Struggles, closures continue for Bishop St. merchants facing years of construction

As more and more businesses close from ongoing construction, the merchants on Bishop St. that remain are pointing the finger at City Hall and the downtown merchants association for offering them no help.

Elio Schiavi’s restaurant Ferrari has been open since 1981, but he's not sure if it will be much longer.

“Now I don’t know if I’m going to make it to the end [of the STM's construction project],” Schiavi said. “Because you know, it’s very difficult.”

His business dropped 20 per cent last year, he added.

The construction to build a new ventilation system for the Guy-Concordia Metro station has been ongoing since 2016, and will continue until at least 2020.

Schiavi says he received no support from Destination Centre-Ville, a non-profit merchants association intended to promote downtown businesses.

He is not alone. Before declaring bankruptcy and closing, the owner of nearby Mesa 14 said he received no support from the non-profit.

On top of that, they say it would not give them a break on the annual membership dues of roughly $900. Schiavi says he initially refused to pay the fee in protest, but later did after Destination Centre-Ville sent a bailiff after him to collect.

Destination Centre-Ville could not be reached for comment by Bell Media on Sunday.

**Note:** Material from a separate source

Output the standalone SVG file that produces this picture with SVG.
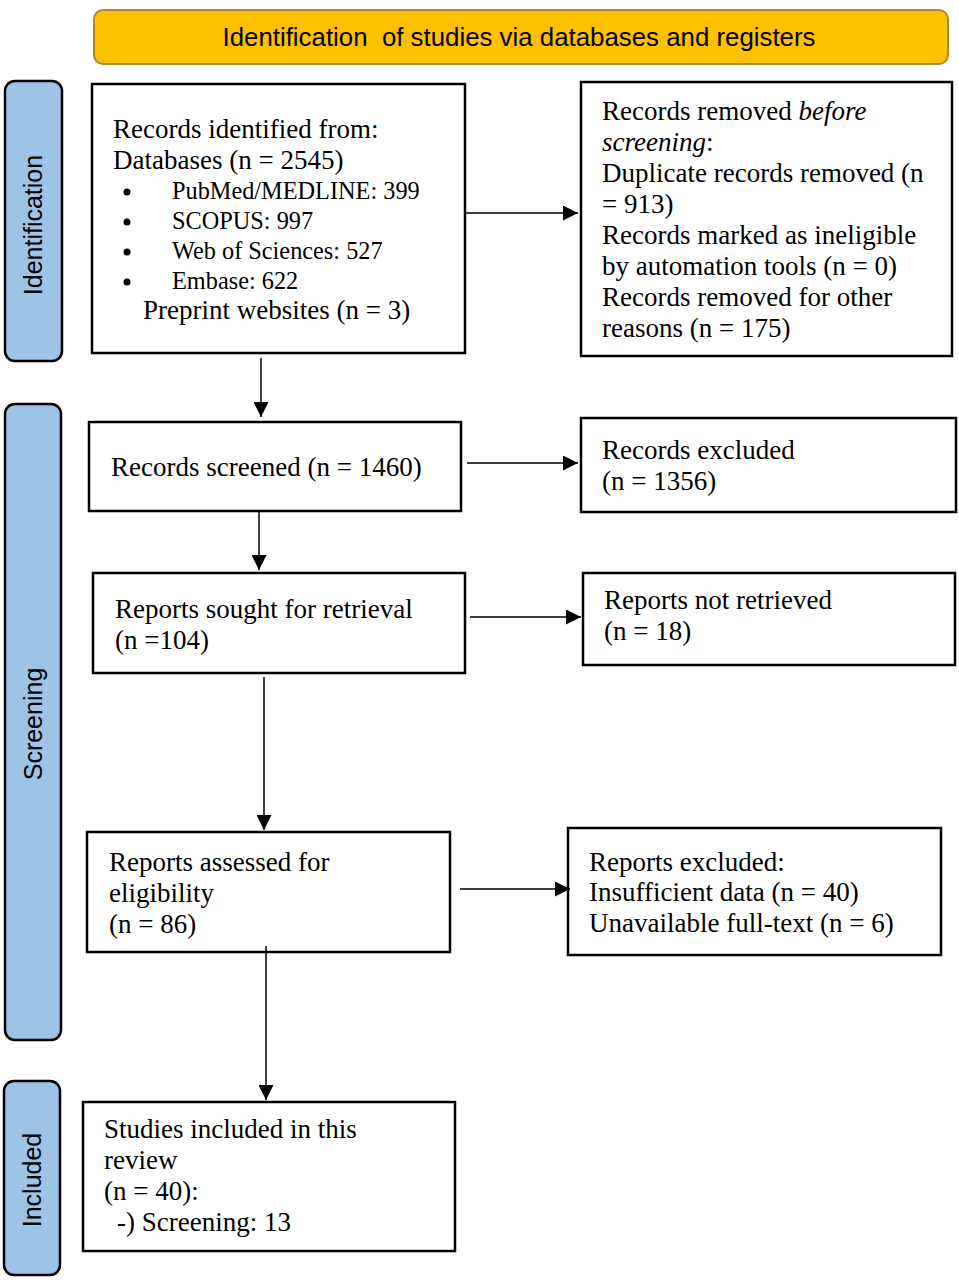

Last week, the group's president told the CBC helping businesses affected by roadwork was "not part of their mission or mandate."

The City of Montreal seems to disagree, however.

"Our administration has recently met with Bishop Street merchants. We were surprised to hear that they had received no help from [Destination Centre-Ville]," Robert Beaudry, the executive committee member responsible for economic development, said in a statement.

"Merchants should be able to receive appropriate help in times of need," he continued, adding "millions of dollars available to merchants to help them cope with construction. It is then up to [merchant organizations] to ensure such programs are put to good use as we’ve seen with other streets."

Several Bishop St. business owners, including Schiavi, have taken the City of Montreal, the STM, and Destination Centre-Ville to court to demand compensation. The case is expected to be heard next year, but Schiavi is the only plaintiff that remains in business.

Meantime, despite saying on the campaign trail that there is a “need to give a tax break to businesses" affected by major construction, Mayor Valerie Plante hasn't offered any relief since arriving at City Hall.

There is speculation the city could use some of the $150 million in funding from the province, announced last week to boost economic development, to compensate Bishop St. businesses. However, no formal announcement has been made.